Restate the listing below word for word, omitting any images.
-- Begin Data to use --
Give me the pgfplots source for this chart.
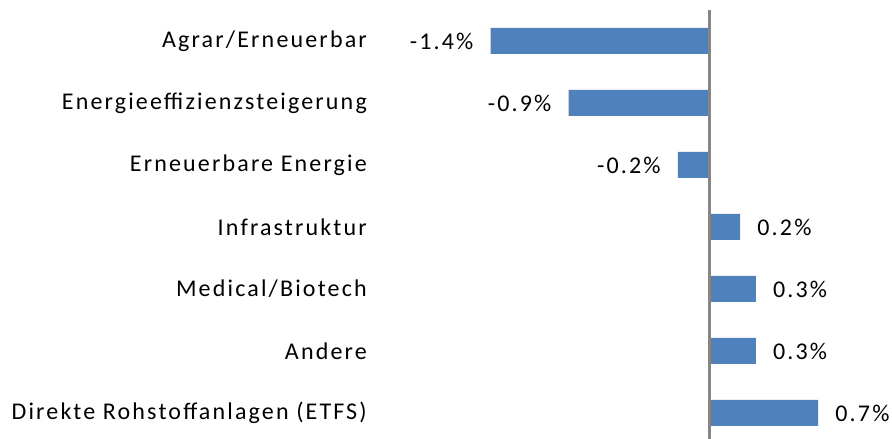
\documentclass[border=0pt]{standalone}
\usepackage{fontspec}
\setmainfont{Carlito}[LetterSpace=9]
\usepackage{pgfplots}
\pgfplotsset{compat=1.18}
\definecolor{barblue}{HTML}{4F81BD}
\definecolor{axgray}{HTML}{868686}
\begin{document}
\begin{tikzpicture}
\begin{axis}[
  scale only axis, width=517pt, height=429pt,
  xmin=-2.141, xmax=1.173, ymin=-0.42, ymax=6.5,
  xbar, bar width=26pt, bar shift=0pt,
  axis line style={draw=none},
  xtick=\empty, ytick={0,...,6},
  yticklabels={Direkte Rohstoffanlagen (ETFS), Andere, Medical/Biotech, Infrastruktur, Erneuerbare Energie, Energieeffizienzsteigerung, Agrar/Erneuerbar},
  major tick length=0pt,
  yticklabel style={font=\fontsize{24}{24}\selectfont, anchor=east, inner sep=0pt, xshift=-8pt},
  nodes near coords, point meta=explicit symbolic,
  every node near coord/.append style={font=\fontsize{24}{24}\selectfont, inner sep=0pt},
  clip=false,
]
\coordinate (ll) at (rel axis cs:0,0);
\coordinate (ur) at (rel axis cs:1,1);
\addplot[fill=barblue, draw=none, every node near coord/.append style={anchor=east, xshift=-17pt}]
  coordinates {(-1.4,6) [-1.4\%] (-0.9,5) [-0.9\%] (-0.2,4) [-0.2\%]};
\addplot[fill=barblue, draw=none, every node near coord/.append style={anchor=west, xshift=17pt}]
  coordinates {(0.2,3) [0.2\%] (0.3,2) [0.3\%] (0.3,1) [0.3\%] (0.7,0) [0.7\%]};
\draw[axgray, line width=3pt] (axis cs:0,-0.42) -- (axis cs:0,6.5);
\end{axis}
\pgfresetboundingbox
\useasboundingbox ([xshift=-375pt]ll) rectangle ([yshift=10pt]ur);
\end{tikzpicture}
\end{document}
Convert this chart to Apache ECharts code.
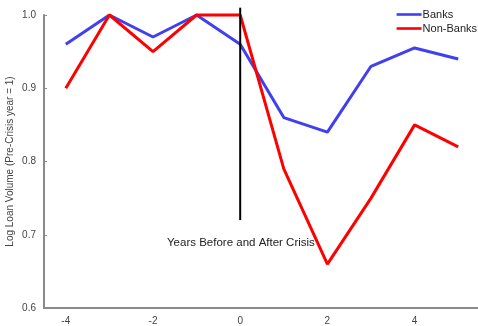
-- End Data to use --
Task solution:
Give me the pgfplots source for this chart.
\documentclass[border=0pt]{standalone}
\usepackage{fontspec}
\setmainfont{Carlito}[LetterSpace=9]
\usepackage{pgfplots}
\pgfplotsset{compat=1.18}
\definecolor{barblue}{HTML}{4F81BD}
\definecolor{axgray}{HTML}{868686}
\begin{document}
\begin{tikzpicture}
\begin{axis}[
  scale only axis, width=517pt, height=429pt,
  xmin=-2.141, xmax=1.173, ymin=-0.42, ymax=6.5,
  xbar, bar width=26pt, bar shift=0pt,
  axis line style={draw=none},
  xtick=\empty, ytick={0,...,6},
  yticklabels={Direkte Rohstoffanlagen (ETFS), Andere, Medical/Biotech, Infrastruktur, Erneuerbare Energie, Energieeffizienzsteigerung, Agrar/Erneuerbar},
  major tick length=0pt,
  yticklabel style={font=\fontsize{24}{24}\selectfont, anchor=east, inner sep=0pt, xshift=-8pt},
  nodes near coords, point meta=explicit symbolic,
  every node near coord/.append style={font=\fontsize{24}{24}\selectfont, inner sep=0pt},
  clip=false,
]
\coordinate (ll) at (rel axis cs:0,0);
\coordinate (ur) at (rel axis cs:1,1);
\addplot[fill=barblue, draw=none, every node near coord/.append style={anchor=east, xshift=-17pt}]
  coordinates {(-1.4,6) [-1.4\%] (-0.9,5) [-0.9\%] (-0.2,4) [-0.2\%]};
\addplot[fill=barblue, draw=none, every node near coord/.append style={anchor=west, xshift=17pt}]
  coordinates {(0.2,3) [0.2\%] (0.3,2) [0.3\%] (0.3,1) [0.3\%] (0.7,0) [0.7\%]};
\draw[axgray, line width=3pt] (axis cs:0,-0.42) -- (axis cs:0,6.5);
\end{axis}
\pgfresetboundingbox
\useasboundingbox ([xshift=-375pt]ll) rectangle ([yshift=10pt]ur);
\end{tikzpicture}
\end{document}
Convert this chart to Apache ECharts code.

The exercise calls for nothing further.